* _DIRECTIONS_
Transcribe the material word for word, but without the images.
--- start INFORMATION SUPPLIED ---
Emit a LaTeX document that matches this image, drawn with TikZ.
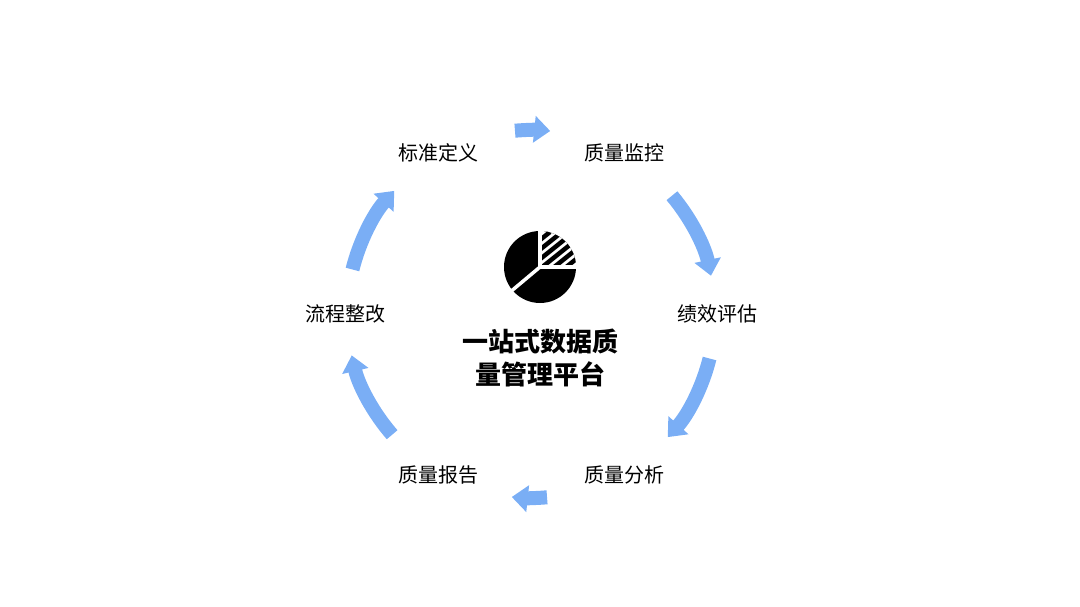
\documentclass[tikz,border=0pt]{standalone}
\usepackage{fontspec}
\setmainfont{Noto Sans CJK SC}
\usetikzlibrary{arrows.meta,calc}
\definecolor{ab}{HTML}{7AAEF5}
\begin{document}
\begin{tikzpicture}[x=1pt,y=-1pt,
  lab/.style={font=\fontsize{20}{20}\selectfont,inner sep=0pt},
  arc/.style={ab,line width=14pt,-{Triangle[length=16pt,width=26pt]}}]
\useasboundingbox (0,0) rectangle (1080,607);
\coordinate (c) at (531,314);
\node[lab] (n1) at (438,153) {标准定义};
\node[lab] (n2) at (624,153) {质量监控};
\node[lab] (n3) at (717,314) {绩效评估};
\node[lab] (n4) at (624,475) {质量分析};
\node[lab] (n5) at (438,475) {质量报告};
\node[lab] (n6) at (345,314) {流程整改};
\draw[arc] ($(c)+(-95:184)$) arc[start angle=-95,end angle=-84,radius=184];
\draw[arc] ($(c)+(-40:184)$) arc[start angle=-40,end angle=-12,radius=184];
\draw[arc] ($(c)+(14:184)$) arc[start angle=14,end angle=42,radius=184];
\draw[arc] ($(c)+(85:184)$) arc[start angle=85,end angle=96,radius=184];
\draw[arc] ($(c)+(139:184)$) arc[start angle=139,end angle=167,radius=184];
\draw[arc] ($(c)+(194:184)$) arc[start angle=194,end angle=222,radius=184];
\coordinate (p) at (540,267);
\fill[black] (p) circle (36);
\begin{scope}
\clip (p) -- ++(0,-36) arc[start angle=-90,end angle=0,radius=36] -- cycle;
\fill[white] (p) circle (37);
\foreach \k in {-40,-28,...,60} {
  \draw[black,line width=4.5pt] ($(p)+(\k,5)$) -- ++(50,-40);
}
\end{scope}
\draw[white,line width=3.5pt] (p) -- ++(0,-38);
\draw[white,line width=3.5pt] (p) -- ++(38,0);
\draw[white,line width=3.5pt] (p) -- ++(140:38);
\node[font=\bfseries\fontsize{26}{33}\selectfont,align=center] (t) at (540,358) {一站式数据质\\量管理平台};
\end{tikzpicture}
\end{document}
--- end INFORMATION SUPPLIED ---
* _ANSWER TO THE PROBLEM_
Emit a LaTeX document that matches this image, drawn with TikZ.
\documentclass[tikz,border=0pt]{standalone}
\usepackage{fontspec}
\setmainfont{Noto Sans CJK SC}
\usetikzlibrary{arrows.meta,calc}
\definecolor{ab}{HTML}{7AAEF5}
\begin{document}
\begin{tikzpicture}[x=1pt,y=-1pt,
  lab/.style={font=\fontsize{20}{20}\selectfont,inner sep=0pt},
  arc/.style={ab,line width=14pt,-{Triangle[length=16pt,width=26pt]}}]
\useasboundingbox (0,0) rectangle (1080,607);
\coordinate (c) at (531,314);
\node[lab] (n1) at (438,153) {标准定义};
\node[lab] (n2) at (624,153) {质量监控};
\node[lab] (n3) at (717,314) {绩效评估};
\node[lab] (n4) at (624,475) {质量分析};
\node[lab] (n5) at (438,475) {质量报告};
\node[lab] (n6) at (345,314) {流程整改};
\draw[arc] ($(c)+(-95:184)$) arc[start angle=-95,end angle=-84,radius=184];
\draw[arc] ($(c)+(-40:184)$) arc[start angle=-40,end angle=-12,radius=184];
\draw[arc] ($(c)+(14:184)$) arc[start angle=14,end angle=42,radius=184];
\draw[arc] ($(c)+(85:184)$) arc[start angle=85,end angle=96,radius=184];
\draw[arc] ($(c)+(139:184)$) arc[start angle=139,end angle=167,radius=184];
\draw[arc] ($(c)+(194:184)$) arc[start angle=194,end angle=222,radius=184];
\coordinate (p) at (540,267);
\fill[black] (p) circle (36);
\begin{scope}
\clip (p) -- ++(0,-36) arc[start angle=-90,end angle=0,radius=36] -- cycle;
\fill[white] (p) circle (37);
\foreach \k in {-40,-28,...,60} {
  \draw[black,line width=4.5pt] ($(p)+(\k,5)$) -- ++(50,-40);
}
\end{scope}
\draw[white,line width=3.5pt] (p) -- ++(0,-38);
\draw[white,line width=3.5pt] (p) -- ++(38,0);
\draw[white,line width=3.5pt] (p) -- ++(140:38);
\node[font=\bfseries\fontsize{26}{33}\selectfont,align=center] (t) at (540,358) {一站式数据质\\量管理平台};
\end{tikzpicture}
\end{document}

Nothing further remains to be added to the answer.